On Monday, July 29, Andrew Left surrendered in Los Angeles to face federal criminal securities fraud charges. A U.S. Attorney’s Office spokesman confirmed that Left would appear before Magistrate Judge Rozella Oliver at 4:30 p.m. ET in the U.S. District Court.

However, during the hearing, Judge Oliver established bail conditions, and Left was set to be released as he pleaded non-guilty to the charges leveled against him.

Initially, the prosecution demanded that Left post a $10 million cash deposit for his bail. However, according to a Bloomberg report, this demand was later revised to a $4 million unsecured bond and a $1 million collateralized bond, which Left must secure by August 5.

The prosecution, represented by Assistant U.S. Attorney Brett Sagel, argued that Left posed a flight risk due to his significant assets, which include more than $70 million and property abroad.

Sagel stated,

“He can walk out of this country and live a very luxurious life.”

Left’s lawyer, James Spertus, argued against the severe bail conditions, stating that Left was neither a flight risk nor a danger to the community and highlighting the lack of direct victims in the case.

Spertus insisted that Left should be released on his recognizance without any bond, arguing that:

“This should be Mr. Left released on his own recognizance. There’s no reason for any bond in this case.”

Spertus, who previously served as a prosecutor in the LA U.S. Attorney’s Office, vehemently defended Left, arguing that the prosecution’s case was fundamentally flawed.

He stated that Left’s public statements questioning the stock prices of various companies were often accurate and emphasized that Left had no legal obligation to maintain his trading positions in line with his public comments. Spertus asserted,

“You have no duty to the market to disclose your private trading intentions.”

He further criticized the government’s approach, suggesting that the prosecution aimed to deter activist short-sellers by targeting Left.

Spertus warned that such actions could chill the sharing of critical financial research, ultimately harming market transparency. He confidently believed Left’s innocence, stating,

“This case is going to fail for six independent reasons.”

Left has remained steadfast in his defense, refusing to consider a plea deal. Spertus explained that any plea deal would require Left to admit to unlawful conduct, which Left denies.

Spertus said, “There can’t be” a plea deal, noting that Left had offered to meet with prosecutors to explain why their theory of market manipulation was flawed, but the offer was declined.

Despite these arguments, Judge Oliver imposed the bail conditions and required Left to surrender his passport.

She also restricted his financial transactions to under $100,000 without special permission and limited his trading activities.
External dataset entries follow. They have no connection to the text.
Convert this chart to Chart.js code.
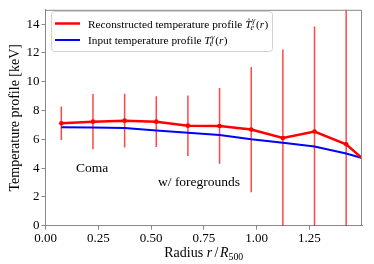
<!DOCTYPE html>
<html>
<head>
<meta charset="utf-8">
<script src="https://cdn.jsdelivr.net/npm/chart.js@4/dist/chart.umd.min.js"></script>
<style>
    html, body { margin: 0; padding: 0; background: #fff; }
    #wrap { width: 374px; height: 264px; position: relative; }
</style>
</head>
<body>
<div id="wrap"><canvas id="myChart"></canvas></div>
<script>
/*               data                */

const radius = [0.075, 0.225, 0.375, 0.525, 0.675, 0.825, 0.975, 1.125, 1.275, 1.425, 1.5];
const reconTemp = [7.12, 7.23, 7.30, 7.23, 6.95, 6.93, 6.68, 6.09, 6.54, 5.66, 4.70];
const reconErr = [1.16, 1.92, 1.86, 1.76, 2.10, 2.63, 4.35, 6.16, 7.30, 10.5, 0];
const inputTemp = [6.84, 6.82, 6.78, 6.61, 6.46, 6.30, 6.00, 5.77, 5.50, 5.02, 4.70];
const xTicks = [0, 0.25, 0.5, 0.75, 1.0, 1.25];
const yTicks = [0, 2, 4, 6, 8, 10, 12, 14];

const serif = "'Liberation Serif', 'Times New Roman', serif";
const spine = '#888';

function font(size, italic) {
    return (italic ? 'italic ' : '') + size + 'px ' + serif;
}

// T_e^gamma(r), optionally with a hat; returns end x
function drawTe(ctx, x, y, size, hat) {
    ctx.textAlign = 'left';
    ctx.font = font(size, true);
    ctx.fillText('T', x, y);
    let wT = ctx.measureText('T').width;
    if (hat) {
        ctx.font = font(size * 0.75, false);
        ctx.textAlign = 'center';
        ctx.fillText('^', x + wT * 0.6, y - size * 0.3);
        ctx.textAlign = 'left';
    }
    let s = size * 0.7;
    ctx.font = font(s, true);
    ctx.fillText('e', x + wT - 1, y + size * 0.22);
    ctx.fillText('\u03B3', x + wT + 0.5, y - size * 0.36);
    let w = Math.max(ctx.measureText('e').width, ctx.measureText('\u03B3').width) + 1;
    x += wT + w;
    ctx.font = font(size, false);
    ctx.fillText('(', x, y);
    x += ctx.measureText('(').width;
    ctx.font = font(size, true);
    ctx.fillText('r', x, y);
    x += ctx.measureText('r').width + 0.5;
    ctx.font = font(size, false);
    ctx.fillText(')', x, y);
    return x;
}

/*               error bars, drawn through the scales                */

const errorBars = {
    id: 'errorBars',
    beforeDatasetsDraw(chart) {
        const ctx = chart.ctx;
        const xs = chart.scales.x, ys = chart.scales.y, area = chart.chartArea;
        ctx.save();
        ctx.beginPath();
        ctx.rect(area.left, area.top, area.right - area.left, area.bottom - area.top);
        ctx.clip();
        ctx.strokeStyle = 'rgba(255, 0, 0, 0.72)';
        ctx.lineWidth = 1.5;
        for (let i = 0; i < radius.length; i++) {
            if (!reconErr[i]) continue;
            let px = xs.getPixelForValue(radius[i]);
            ctx.beginPath();
            ctx.moveTo(px, ys.getPixelForValue(reconTemp[i] - reconErr[i]));
            ctx.lineTo(px, ys.getPixelForValue(reconTemp[i] + reconErr[i]));
            ctx.stroke();
        }
        ctx.restore();
    }
};

/*               frame, legend, labels                */

const decorations = {
    id: 'decorations',
    afterDraw(chart) {
        const ctx = chart.ctx;
        const a = chart.chartArea;
        ctx.save();

        // top and right spines
        ctx.strokeStyle = spine;
        ctx.lineWidth = 1;
        ctx.beginPath();
        ctx.moveTo(a.left, a.top + 0.5);
        ctx.lineTo(a.right - 0.5, a.top + 0.5);
        ctx.lineTo(a.right - 0.5, a.bottom);
        ctx.stroke();

        // legend box
        ctx.beginPath();
        ctx.roundRect(51.5, 11.5, 221, 40, 3);
        ctx.fillStyle = 'rgba(255, 255, 255, 0.8)';
        ctx.fill();
        ctx.strokeStyle = '#d0d0d0';
        ctx.stroke();

        ctx.lineWidth = 2.5;
        ctx.strokeStyle = '#ff0000';
        ctx.beginPath();
        ctx.moveTo(55, 23.5);
        ctx.lineTo(80, 23.5);
        ctx.stroke();
        ctx.lineWidth = 2;
        ctx.strokeStyle = '#0000ff';
        ctx.beginPath();
        ctx.moveTo(55, 40);
        ctx.lineTo(80, 40);
        ctx.stroke();

        ctx.fillStyle = '#000';
        ctx.textBaseline = 'alphabetic';
        ctx.textAlign = 'left';
        let fs = 11.3;
        ctx.font = font(fs, false);
        let t1 = 'Reconstructed temperature profile ';
        ctx.fillText(t1, 88, 27.5);
        drawTe(ctx, 88 + ctx.measureText(t1).width, 27.5, fs, true);
        ctx.font = font(fs, false);
        let t2 = 'Input temperature profile ';
        ctx.fillText(t2, 88, 44);
        drawTe(ctx, 88 + ctx.measureText(t2).width, 44, fs, false);

        // annotations
        ctx.font = font(13.5, false);
        ctx.fillText('Coma', 76, 171.5);
        ctx.fillText('w/ foregrounds', 158, 185.5);

        // x axis title: Radius r / R_500
        let size = 14;
        let parts = [
            { t: 'Radius ', it: false, s: size, dy: 0 },
            { t: 'r', it: true, s: size, dy: 0 },
            { t: '/', it: false, s: size, dy: 0 },
            { t: 'R', it: true, s: size, dy: 0 },
            { t: '500', it: false, s: size * 0.7, dy: size * 0.22 }
        ];
        let total = 0;
        parts.forEach(p => {
            ctx.font = font(p.s, p.it);
            p.w = ctx.measureText(p.t).width + (p.t === '/' || p.t === 'r' ? 2 : 0);
            total += p.w;
        });
        let cx = (a.left + a.right) / 2 - total / 2;
        parts.forEach(p => {
            ctx.font = font(p.s, p.it);
            ctx.fillText(p.t, cx + (p.t === '/' ? 0.5 : 0), 257 + p.dy);
            cx += p.w;
        });

        // y axis title
        ctx.translate(19, (a.top + a.bottom) / 2);
        ctx.rotate(-Math.PI / 2);
        ctx.textAlign = 'center';
        ctx.font = font(14, false);
        ctx.fillText('Temperature profile [keV]', 0, 0);

        ctx.restore();
    }
};

let ctx = document.getElementById('myChart').getContext('2d');
let chart = new Chart(ctx, {
    type: 'line',
    data: {
        datasets: [{
            label: 'Reconstructed temperature profile',
            data: radius.map((r, i) => ({ x: r, y: reconTemp[i] })),
            borderColor: '#ff0000',
            backgroundColor: '#ff0000',
            borderWidth: 2.5,
            pointRadius: radius.map((r, i) => (reconErr[i] ? 2.3 : 0)),
            pointBorderWidth: 0,
            tension: 0
        }, {
            label: 'Input temperature profile',
            data: radius.map((r, i) => ({ x: r, y: inputTemp[i] })),
            borderColor: '#0000ff',
            backgroundColor: '#0000ff',
            borderWidth: 2,
            pointRadius: 0,
            tension: 0
        }]
    },
    options: {
        responsive: true,
        maintainAspectRatio: false,
        animation: false,
        devicePixelRatio: 1,
        layout: { padding: { top: 5, right: 12, left: 0, bottom: 0 } },
        plugins: { legend: { display: false }, tooltip: { enabled: false } },
        scales: {
            x: {
                type: 'linear',
                min: 0,
                max: 1.5,
                afterBuildTicks: s => { s.ticks = xTicks.map(v => ({ value: v })); },
                afterFit: s => { s.height = 38.3; },
                ticks: {
                    color: '#000',
                    font: { family: serif, size: 13 },
                    padding: 1,
                    maxRotation: 0,
                    callback: v => v.toFixed(2)
                },
                grid: { drawOnChartArea: false, tickLength: 4, tickColor: spine },
                border: { color: spine, width: 1 }
            },
            y: {
                min: 0,
                max: 15,
                afterBuildTicks: s => { s.ticks = yTicks.map(v => ({ value: v })); },
                afterFit: s => { s.width = 45.5; },
                ticks: {
                    color: '#000',
                    font: { family: serif, size: 13 },
                    padding: 2,
                    callback: v => v
                },
                grid: { drawOnChartArea: false, tickLength: 4, tickColor: spine },
                border: { color: spine, width: 1 }
            }
        }
    },
    plugins: [errorBars, decorations]
});
</script>
</body>
</html>
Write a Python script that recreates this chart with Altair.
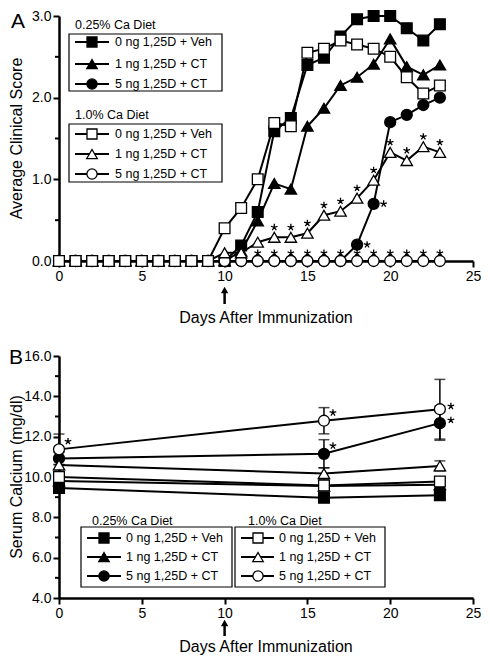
import altair as alt
import pandas as pd

FONT = "Liberation Sans"

group_names = ["0.25% Ca Diet", "1.0% Ca Diet"]
treatments = ["0 ng 1,25D + Veh", "1 ng 1,25D + CT", "5 ng 1,25D + CT"]
x_ticks = [0, 5, 10, 15, 20, 25]
x_title = "Days After Immunization"

# ---------------- Panel A: clinical score ----------------
days_a = list(range(24))
a_f_veh = [0] * 11 + [0.19, 0.60, 1.59, 1.75, 2.40, 2.49, 2.75, 2.96, 3.00, 3.00, 2.85, 2.70, 2.90]
a_f_1ng = [0] * 11 + [0.12, 0.49, 0.95, 0.88, 1.65, 1.87, 2.15, 2.25, 2.41, 2.72, 2.38, 2.28, 2.40]
a_f_5ng = [0] * 18 + [0.20, 0.70, 1.70, 1.79, 1.91, 2.00]
a_o_veh = [0] * 10 + [0.40, 0.65, 1.00, 1.69, 1.65, 2.55, 2.60, 2.70, 2.65, 2.60, 2.50, 2.25, 2.05, 2.15]
a_o_1ng = [0] * 10 + [0.10, 0.10, 0.23, 0.29, 0.29, 0.34, 0.56, 0.61, 0.77, 0.99, 1.33, 1.23, 1.40, 1.33]
a_o_5ng = [0] * 24
a_values = [[a_f_veh, a_f_1ng, a_f_5ng], [a_o_veh, a_o_1ng, a_o_5ng]]
a_y_major = [0, 1, 2, 3]
a_y_minor = [0.5, 1.5, 2.5]
# significance stars: (group, treatment) -> days
a_stars_tri = {(1, 1): list(range(13, 24))}
a_stars_circ = {(1, 2): list(range(12, 24))}
a_stars_right = {(0, 2): [18, 19]}

# ---------------- Panel B: serum calcium ----------------
days_b = [0, 16, 23]
b_f_veh = [9.45, 8.97, 9.10]
b_f_1ng = [9.80, 9.55, 9.62]
b_f_5ng = [10.92, 11.15, 12.67]
b_o_veh = [10.00, 9.58, 9.78]
b_o_1ng = [10.60, 10.17, 10.55]
b_o_5ng = [11.37, 12.79, 13.36]
b_values = [[b_f_veh, b_f_1ng, b_f_5ng], [b_o_veh, b_o_1ng, b_o_5ng]]
b_f_veh_err = [0.15, 0.15, 0.15]
b_f_1ng_err = [0.20, 0.20, 0.20]
b_f_5ng_err = [0.30, 0.70, 0.85]
b_o_veh_err = [0.20, 0.20, 0.20]
b_o_1ng_err = [0.30, 0.29, 0.25]
b_o_5ng_err = [0.76, 0.65, 1.48]
b_errors = [[b_f_veh_err, b_f_1ng_err, b_f_5ng_err], [b_o_veh_err, b_o_1ng_err, b_o_5ng_err]]
b_y_major = [4, 6, 8, 10, 12, 14, 16]
b_y_minor = [5, 7, 9, 11, 13, 15]
b_stars_upright = {(1, 2): [0, 16], (0, 2): [16]}
b_stars_right = {(1, 2): [23], (0, 2): [23]}

SHAPES = ["square", "triangle-up", "circle"]
SIZES = [115, 130, 120]
LEG_SIZES = [100, 110, 105]
STAR = ("M0,0L0,-1M0,0L0.951,-0.309M0,0L0.588,0.809M0,0L-0.588,0.809M0,0L-0.951,-0.309")


def long_df(days, values, errors=None):
    rows = []
    for g in range(2):
        for t in range(3):
            for i, d in enumerate(days):
                v = values[g][t][i]
                e = errors[g][t][i] if errors else 0
                rows.append(dict(day=d, value=v, lo=v - e, hi=v + e,
                                 key=f"{g}-{t}", shape=SHAPES[t], size=SIZES[t],
                                 fillc="black" if g == 0 else "white",
                                 order=g * 10 + (t if g == 0 else 2 - t)))
    return pd.DataFrame(rows).sort_values(["order", "day"]).reset_index(drop=True)


def star_df(days, values, star_map):
    rows = []
    for (g, t), ds in star_map.items():
        for d in ds:
            rows.append(dict(day=d, value=values[g][t][days.index(d)]))
    return pd.DataFrame(rows)


PX = lambda f: alt.X(f, scale=None, axis=None)
PY = lambda f: alt.Y(f, scale=None, axis=None)


def legend_layers(boxes):
    rect_rows, title_rows, entry_rows = [], [], []
    for b in boxes:
        rect_rows.append(dict(x0=b["x0"], x1=b["x1"], y0=b["y0"], y1=b["y1"]))
        title_rows.append(dict(tx=b["title_x"], ty=b["title_y"], title=group_names[b["g"]]))
        for t in range(3):
            entry_rows.append(dict(lx0=b["lx0"], lx1=b["lx1"], mx=b["mx"], tx=b["tx"],
                                   ly=b["ys"][t], label=treatments[t], shape=SHAPES[t],
                                   size=LEG_SIZES[t],
                                   fillc="black" if b["g"] == 0 else "white"))
    rect_df = pd.DataFrame(rect_rows)
    title_df = pd.DataFrame(title_rows)
    entry_df = pd.DataFrame(entry_rows)
    rects = alt.Chart(rect_df).mark_rect(fill="white", stroke="black", strokeWidth=1.2).encode(
        x=PX("x0:Q"), x2="x1:Q", y=PY("y0:Q"), y2="y1:Q")
    titles = alt.Chart(title_df).mark_text(align="left", baseline="middle", font=FONT,
                                           fontSize=12.5, color="black").encode(
        x=PX("tx:Q"), y=PY("ty:Q"), text="title:N")
    lines = alt.Chart(entry_df).mark_rule(color="black", strokeWidth=2).encode(
        x=PX("lx0:Q"), x2="lx1:Q", y=PY("ly:Q"))
    pts = alt.Chart(entry_df).mark_point(filled=True, stroke="black", strokeWidth=1.3, opacity=1).encode(
        x=PX("mx:Q"), y=PY("ly:Q"),
        shape=alt.Shape("shape:N", scale=None, legend=None),
        fill=alt.Fill("fillc:N", scale=None, legend=None),
        size=alt.Size("size:Q", scale=None, legend=None))
    labels = alt.Chart(entry_df).mark_text(align="left", baseline="middle", font=FONT,
                                           fontSize=12.5, color="black").encode(
        x=PX("tx:Q"), y=PY("ly:Q"), text="label:N")
    return [rects, titles, lines, pts, labels]


def panel(days, values, errors, y_domain, y_major, y_minor, y_title, letter, width, height,
          stars_specs, legend_boxes, letter_xy, ytitle_x, xtitle_dy, arrow_span):
    df = long_df(days, values, errors)
    x_enc = alt.X("day:Q", scale=alt.Scale(domain=[0, 25], nice=False, zero=False),
                  axis=alt.Axis(values=x_ticks, format="d", title=None, labelFlush=False,
                                labelOverlap=False))
    y_enc = alt.Y("value:Q", scale=alt.Scale(domain=y_domain, nice=False, zero=False),
                  axis=alt.Axis(values=y_major, format=".1f", title=None, labelOverlap=False))
    base = alt.Chart(df)
    layers = []
    minor = alt.Chart(pd.DataFrame({"value": y_minor})).mark_rule(color="black", strokeWidth=2).encode(
        y=alt.Y("value:Q"), x=alt.value(-4), x2=alt.value(0))
    layers.append(minor)
    layers.append(base.mark_line(color="black", strokeWidth=2).encode(
        x=x_enc, y=y_enc, detail="key:N", order="day:Q"))
    if errors is not None:
        layers.append(base.mark_rule(color="black", strokeWidth=1.5).encode(
            x="day:Q", y="lo:Q", y2="hi:Q"))
        layers.append(base.mark_tick(color="black", orient="horizontal", size=11, thickness=1.5).encode(
            x="day:Q", y="lo:Q"))
        layers.append(base.mark_tick(color="black", orient="horizontal", size=11, thickness=1.5).encode(
            x="day:Q", y="hi:Q"))
    layers.append(base.mark_point(filled=True, stroke="black", strokeWidth=1.3, opacity=1).encode(
        x="day:Q", y="value:Q",
        shape=alt.Shape("shape:N", scale=None, legend=None),
        fill=alt.Fill("fillc:N", scale=None, legend=None),
        size=alt.Size("size:Q", scale=None, legend=None)))
    for sdf, dx, dy in stars_specs:
        if len(sdf):
            layers.append(alt.Chart(sdf).mark_point(shape=STAR, size=48, filled=False, stroke="black",
                                                    strokeWidth=1.3, opacity=1,
                                                    xOffset=dx, yOffset=dy).encode(
                x="day:Q", y="value:Q"))
    arrow_df = pd.DataFrame({"day": [10]})
    layers.append(alt.Chart(arrow_df).mark_rule(color="black", strokeWidth=2.5).encode(
        x="day:Q", y=alt.value(height + arrow_span[0]), y2=alt.value(height + arrow_span[1])))
    layers.append(alt.Chart(arrow_df).mark_point(shape="triangle-up", filled=True, color="black",
                                                 opacity=1, size=55).encode(
        x="day:Q", y=alt.value(height + arrow_span[0])))
    # panel letter
    layers.append(alt.Chart(pd.DataFrame({"t": [letter]})).mark_text(
        font=FONT, fontSize=21, color="black", baseline="middle", align="center").encode(
        x=alt.value(letter_xy[0]), y=alt.value(letter_xy[1]), text="t:N"))
    # axis titles
    layers.append(alt.Chart(pd.DataFrame({"t": [x_title]})).mark_text(
        font=FONT, fontSize=16, color="black", baseline="middle", align="center").encode(
        x=alt.value(width / 2), y=alt.value(height + xtitle_dy), text="t:N"))
    layers.append(alt.Chart(pd.DataFrame({"t": [y_title]})).mark_text(
        font=FONT, fontSize=16, color="black", baseline="middle", align="center", angle=270).encode(
        x=alt.value(ytitle_x), y=alt.value(height / 2), text="t:N"))
    layers.extend(legend_layers(legend_boxes))
    return alt.layer(*layers).properties(width=width, height=height)


boxes_a = [
    dict(g=0, x0=10, x1=163, y0=18, y1=75, title_x=16, title_y=9, lx0=16, lx1=50, mx=33, tx=56,
         ys=[26, 48, 68]),
    dict(g=1, x0=10, x1=163, y0=108, y1=166, title_x=16, title_y=99, lx0=16, lx1=50, mx=33, tx=56,
         ys=[118, 138, 158]),
]
boxes_b = [
    dict(g=0, x0=22, x1=173, y0=171, y1=231, title_x=33, title_y=165, lx0=28, lx1=62, mx=45, tx=67,
         ys=[182, 201, 220]),
    dict(g=1, x0=176, x1=326, y0=171, y1=231, title_x=189, title_y=165, lx0=182, lx1=215, mx=199, tx=220,
         ys=[182, 201, 220]),
]

stars_a = [(star_df(days_a, a_values, a_stars_tri), 0, -10),
           (star_df(days_a, a_values, a_stars_circ), 0, -8),
           (star_df(days_a, a_values, a_stars_right), 10, 0)]
stars_b = [(star_df(days_b, b_values, b_stars_upright), 9, -8),
           (star_df(days_b, b_values, b_stars_right), 11, -3)]

panel_a = panel(days_a, a_values, None, [0, 3], a_y_major, a_y_minor, "Average Clinical Score", "A",
                414, 245, stars_a, boxes_a, (-41, 6), -42, 57, (29, 43))
panel_b = panel(days_b, b_values, b_errors, [4, 16], b_y_major, b_y_minor, "Serum Calcium (mg/dl)", "B",
                414, 242, stars_b, boxes_b, (-43, 2), -42, 49, (25, 38))

chart = alt.concat(panel_a, panel_b, columns=1, spacing=21).properties(
    padding={"left": 0, "top": 0, "right": 0, "bottom": 0}
).configure_view(stroke=None).configure_axis(
    domainColor="black", domainWidth=2.5, tickColor="black", tickWidth=2, tickSize=6,
    labelFont=FONT, labelFontSize=14, labelColor="black", labelPadding=2,
    grid=False, zindex=1)

chart.save("out.html", embed_options={"renderer": "svg", "actions": False})
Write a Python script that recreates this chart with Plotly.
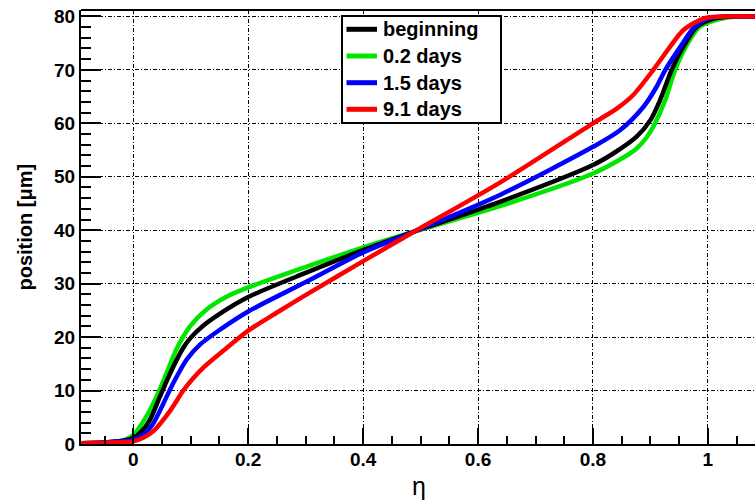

Left’s trial was scheduled for September 24.

Andrew Left Amongst Other Short Sellers Targeting Crypto


Andrew Left has been a prominent figure in the world of short-selling, gaining notoriety for his critical research reports on overvalued companies.

His company, Citron Research, has previously targeted the cryptocurrency industry, advising investors to short Coinbase following a temporary outage on February 28. Due to its aggressive short-selling tactics, the firm has also faced criticism and legal challenges.

The case against Left is part of a broader effort by U.S. authorities to scrutinize the relationships between hedge funds and short-seller research firms. This scrutiny has intensified following the 2021 GameStop trading frenzy, which saw retail investors clash with institutional short-sellers.

Other short-seller firms, such as Culper Research and Kerrisdale Capital, have also targeted companies in the cryptocurrency sector.

For example, Kerrisdale Capital released a report on Bitcoin miner Riot Platforms, accusing the company of prioritizing energy arbitrage over generating shareholder value through crypto mining. These are among the few challenges crypto companies are facing.